Добавить в цитаты Настройки чтения

Страница 17 из 78

Я кивнул. Не тысяча, и уже хорошо. Опасливая мама делает успехи.

Всю дорогу мы молчали, хотя в зеркале заднего вида я постоянно ловил вопросительный мамин взгляд. Пока доехали, она вся извертелась.

— Вот здесь, пожалуйста, на повороте, — попросил я, расплатился с водилой, и мы наконец остались вдвоем, неспеша направились к бабушке.

— Я мысленно посчитала, сколько получилось, — заговорила мама изменившимся голосом, воровато повертела головой, словно в зарослях сирени мог сидеть злоумышленник. — Двести пятьдесят долларов! Фантастика! Я за год столько не…

— Увольняйся, — предложил я.

Мама остановилась, приоткрыла рот и впала в ступор. Наконец отмерла, замотала головой.

— Как же… нет! Как же… А пенсия? Как же потом — без пенсии?

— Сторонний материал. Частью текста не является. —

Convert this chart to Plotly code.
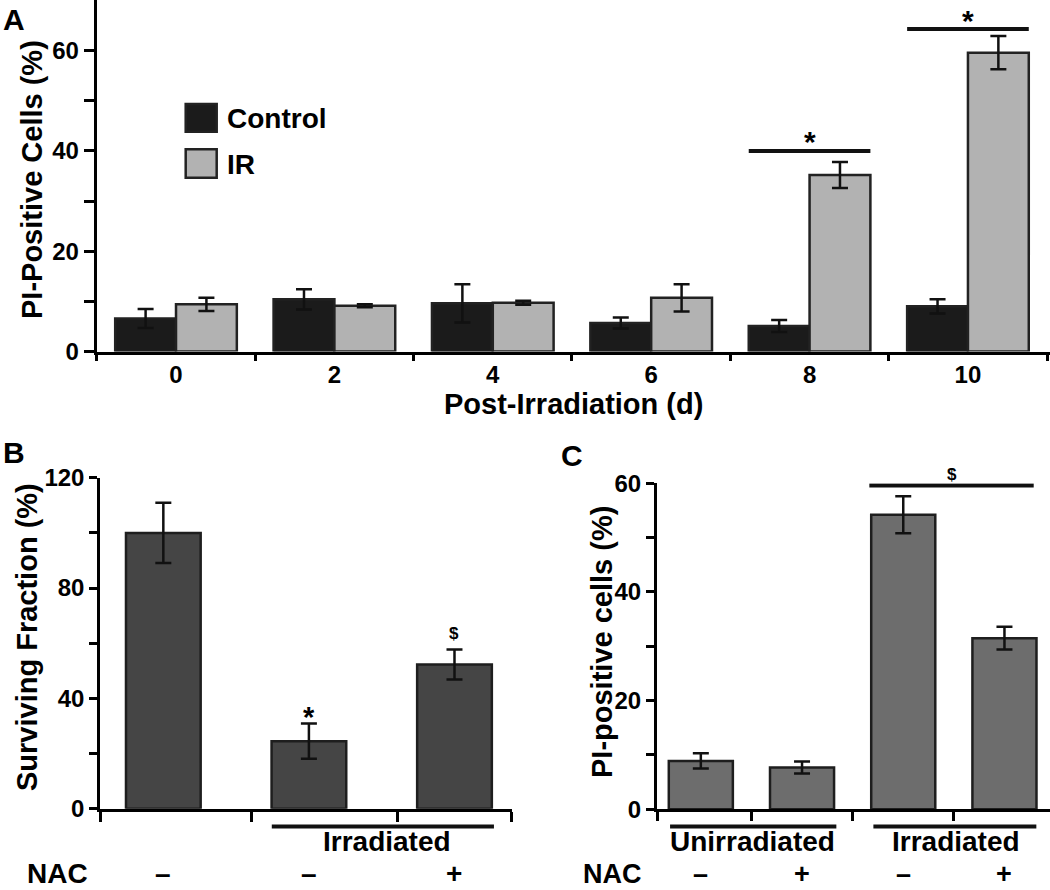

— Тебе не хочется зарабатывать за неделю, как за год? Мне очень понадобится твоя помощь. Ну а смысл сидеть в той поликлинике за копейки, которые платят через раз…

— Почему через раз? Стабильно платят.

— Значит, скоро начнут задерживать. Но сотрудников-то выгоняют за свой счет. И на что им жить? Где перспективы?

— Я не могу остаться без работы, — уперлась мама. — Как же… Нет. Я не могу.

Будто не слыша ее, я говорил:

— Сейчас другое время, нужно приспосабливаться. Ты только представь: если уволишься, купишь красивое пальто, новую обувь. Современную стиральную машинку-автомат. Духовой шкаф. Японский телевизор. Будешь жить, как в Америке, ни в чем не зная нужды. Главврачиха, видя, как ты живешь, похудеет от зависти.

Мама тяжело вздохнула и посмотрела испуганно. Ей страшно. Ей кажется, что, оставшись без работы, она лишится почвы под ногами. Все так живут и жили десятилетиями. Сложно поверить в то, что сейчас это все не поддерживает, а тянет на дно.

— Мне нужна твоя помощь, — повторил я. — Напиши заявление за свой счет. На работе только рады будут. А дальше посмотришь.

Предложение ее устроило, и она быстро согласилась:

— Хорошо, Павлик. Ты прав…

Мы так на месте и стояли, разговаривали. А когда двинулись к бабушке, издали, все нарастая, донесся рев сирены. Спустя полминуты в переулок въехала машина «скорой помощи», мигая проблесковыми маячками. Мы посторонились, пропуская ее. Проскользнула мысль: «Только бы не бабушка» — но автомобиль остановился в середине улицы, где напротив неухоженного дома уже стоял ментовский «бобик».





— Господи, что это? — воскликнула мама. — Убили? Или от водки сгорел?

— А чей это дом?

Мы как раз проходили мимо сорванной с петель калитки. Менты были во дворе и окружали дом, водила курил возле «бобика», медики ждали.

— Что случилось? — спросил я у водилы.

Тот вздрогнул, вытаращился на меня и замахал руками:

— Валите скорее, пока пулю не поймали. Белая горячка! Хозяин вооружен.

— Никитич! Валим! Моджахеды! Держи руль, а-а-а! — заорали в доме.

Загрохотали выстрелы, мы рванули прочь мимо высунувшихся из калиток любопытных соседей, добежали до бабушкиного дома. Она как раз выходила с моим, точнее, отцовским обрезом.

— Что там? — спросила она, переломила ствол.

— Леха Каналья буянит, белочку словил, — отчиталась мама.

— А-а-а, тогда ясно.

Бабушка передумала заряжать обрез, зажала в руке две латунные гильзы.

— Говорила ему, чтобы в больницу шел. А он: «Я сильный, я справлюсь».

— С чем справится? — не понял я.

— Не знаю, кто его в темечко клюнул, но он решил, что пьянству — бой. Пришел в машине ковыряться, руки трясутся, я ему налила самогона, а он, типа, все, больше — ни капли. Ну вот, на третий день — белая горячка.

И тут до меня дошло, кто клюнул в темечко Каналью. И не только его. И каждый волосок на теле встал дыбом.